• Task to complete: Starting with the first line of the data below, copy each line up to and including the one containing "grad = np.linspace(0, 1, 256).reshape(1, -1)". Pictures stay out.

• Data:
_ _ _

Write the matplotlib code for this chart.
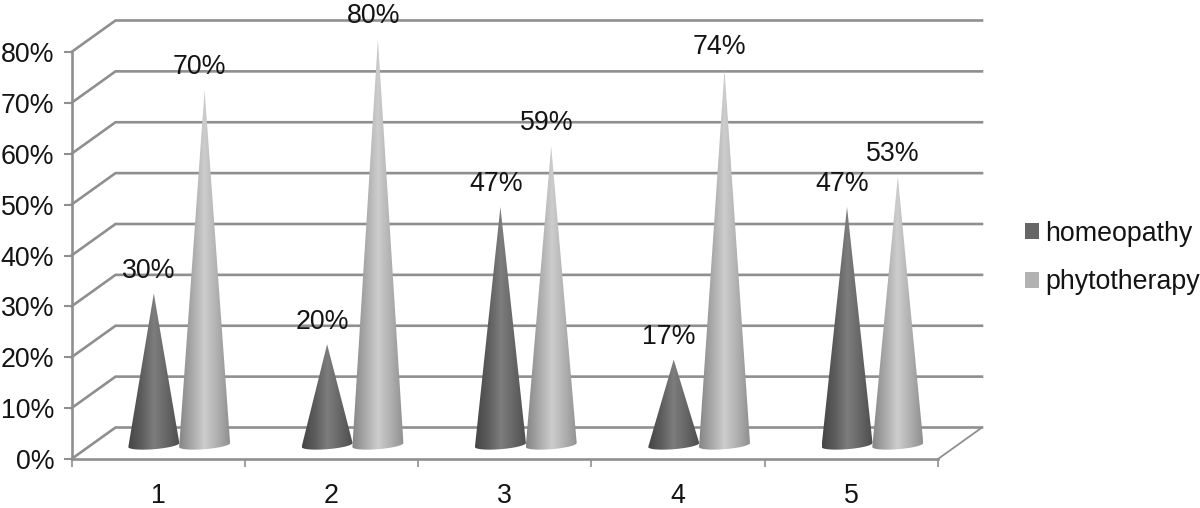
import numpy as np
import matplotlib
matplotlib.use("Agg")
import matplotlib.pyplot as plt
from matplotlib.patches import Polygon, Patch
from matplotlib.colors import LinearSegmentedColormap

categories = [1, 2, 3, 4, 5]
series_names = ["homeopathy", "phytotherapy"]
homeopathy = [30, 20, 47, 17, 47]
phytotherapy = [70, 80, 59, 74, 53]
y_ticks = [0, 10, 20, 30, 40, 50, 60, 70, 80]

plt.rcParams["font.family"] = ["Liberation Sans", "DejaVu Sans"]
W, H = 1200, 508
fig = plt.figure(figsize=(W / 100, H / 100), dpi=100)
L, R, T, B = 71.5, 938, 52, 459
ax = fig.add_axes([L / W, 1 - B / H, (R - L) / W, (B - T) / H])
ax.set_xlim(0.5, 5.5)
ax.set_ylim(0, 80)
ax.patch.set_visible(False)

GRID = "#8f8f8f"
TXT = "#141414"
FS = 19.3
px_x = 5 / (R - L)
px_y = 80 / (B - T)
depth_x = 44 * px_x
depth_y = 31.5 * px_y

for s in ("top", "right"):
    ax.spines[s].set_visible(False)
for s in ("left", "bottom"):
    ax.spines[s].set_color(GRID)
    ax.spines[s].set_linewidth(1.9)

ax.set_yticks(y_ticks, [f"{v}%" for v in y_ticks])
ax.set_xticks(categories, [str(c) for c in categories])
ax.set_xticks([0.5, 1.5, 2.5, 3.5, 4.5, 5.5], minor=True)
ax.tick_params(axis="y", length=6, width=1.5, color=GRID, pad=6.5, labelsize=FS, labelcolor=TXT)
ax.tick_params(axis="x", which="major", length=0, pad=17, labelsize=FS, labelcolor=TXT)
ax.tick_params(axis="x", which="minor", length=6, width=1.2, color=GRID)

for v in y_ticks:
    ax.plot([0.5, 0.5 + depth_x, 5.5 + depth_x], [v, v + depth_y, v + depth_y],
            color=GRID, lw=1.9, clip_on=False, zorder=1, solid_joinstyle="miter")
ax.plot([5.5, 5.5 + depth_x], [0, depth_y], color=GRID, lw=1.3, clip_on=False, zorder=1)

dark_cmap = LinearSegmentedColormap.from_list("d", ["#454545", "#5c5c5c", "#7d7d7d", "#666666", "#4d4d4d"])
light_cmap = LinearSegmentedColormap.from_list("l", ["#858585", "#a8a8a8", "#cdcdcd", "#b0b0b0", "#8f8f8f"])
base_level = 13 * px_y
half_w = 25.5 * px_x
grad = np.linspace(0, 1, 256).reshape(1, -1)


def cone(xc, value, cmap, z):
    tip = base_level + value
    t = np.linspace(np.pi, 2 * np.pi, 40)
    xs = xc + half_w * np.cos(t)
    ys = base_level + (2.0 + 2.0 * np.cos(t) + 4.2 * np.sin(t)) * px_y - 1 * px_y
    verts = np.column_stack([np.r_[xs, xc], np.r_[ys, tip]])
    poly = Polygon(verts, closed=True, transform=ax.transData, facecolor="none", edgecolor="none")
    ax.add_patch(poly)
    poly.set_clip_on(False)
    im = ax.imshow(grad, cmap=cmap, extent=[xc - half_w, xc + half_w, ys.min(), tip],
                   aspect="auto", zorder=z, interpolation="bilinear", origin="lower")
    im.set_clip_box(fig.bbox)
    im.set_clip_path(poly)
    ax.annotate(f"{value}%", (xc, tip), xytext=(-3.4, 16.3), textcoords="offset points",
                ha="center", va="center", fontsize=FS, color=TXT, zorder=10, annotation_clip=False)


for c, h, p in zip(categories, homeopathy, phytotherapy):
    cone(c - 0.025, h, dark_cmap, 3)
    cone(c + 0.268, p, light_cmap, 4)

ax.set_xlim(0.5, 5.5)
ax.set_ylim(0, 80)

handles = [Patch(facecolor="#666666", edgecolor="none"), Patch(facecolor="#b2b2b2", edgecolor="none")]
ax.legend(handles, series_names, loc="center left", bbox_to_anchor=(1025 / W, 1 - 258 / H),
          bbox_transform=fig.transFigure, frameon=False, fontsize=FS, labelcolor=TXT,
          borderaxespad=0, borderpad=0, handlelength=0.54, handleheight=0.58,
          handletextpad=0.2, labelspacing=0.85)

fig.savefig("out.png", dpi=100)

_ _ _

• Output of the task:
Write the matplotlib code for this chart.
import numpy as np
import matplotlib
matplotlib.use("Agg")
import matplotlib.pyplot as plt
from matplotlib.patches import Polygon, Patch
from matplotlib.colors import LinearSegmentedColormap

categories = [1, 2, 3, 4, 5]
series_names = ["homeopathy", "phytotherapy"]
homeopathy = [30, 20, 47, 17, 47]
phytotherapy = [70, 80, 59, 74, 53]
y_ticks = [0, 10, 20, 30, 40, 50, 60, 70, 80]

plt.rcParams["font.family"] = ["Liberation Sans", "DejaVu Sans"]
W, H = 1200, 508
fig = plt.figure(figsize=(W / 100, H / 100), dpi=100)
L, R, T, B = 71.5, 938, 52, 459
ax = fig.add_axes([L / W, 1 - B / H, (R - L) / W, (B - T) / H])
ax.set_xlim(0.5, 5.5)
ax.set_ylim(0, 80)
ax.patch.set_visible(False)

GRID = "#8f8f8f"
TXT = "#141414"
FS = 19.3
px_x = 5 / (R - L)
px_y = 80 / (B - T)
depth_x = 44 * px_x
depth_y = 31.5 * px_y

for s in ("top", "right"):
    ax.spines[s].set_visible(False)
for s in ("left", "bottom"):
    ax.spines[s].set_color(GRID)
    ax.spines[s].set_linewidth(1.9)

ax.set_yticks(y_ticks, [f"{v}%" for v in y_ticks])
ax.set_xticks(categories, [str(c) for c in categories])
ax.set_xticks([0.5, 1.5, 2.5, 3.5, 4.5, 5.5], minor=True)
ax.tick_params(axis="y", length=6, width=1.5, color=GRID, pad=6.5, labelsize=FS, labelcolor=TXT)
ax.tick_params(axis="x", which="major", length=0, pad=17, labelsize=FS, labelcolor=TXT)
ax.tick_params(axis="x", which="minor", length=6, width=1.2, color=GRID)

for v in y_ticks:
    ax.plot([0.5, 0.5 + depth_x, 5.5 + depth_x], [v, v + depth_y, v + depth_y],
            color=GRID, lw=1.9, clip_on=False, zorder=1, solid_joinstyle="miter")
ax.plot([5.5, 5.5 + depth_x], [0, depth_y], color=GRID, lw=1.3, clip_on=False, zorder=1)

dark_cmap = LinearSegmentedColormap.from_list("d", ["#454545", "#5c5c5c", "#7d7d7d", "#666666", "#4d4d4d"])
light_cmap = LinearSegmentedColormap.from_list("l", ["#858585", "#a8a8a8", "#cdcdcd", "#b0b0b0", "#8f8f8f"])
base_level = 13 * px_y
half_w = 25.5 * px_x
grad = np.linspace(0, 1, 256).reshape(1, -1)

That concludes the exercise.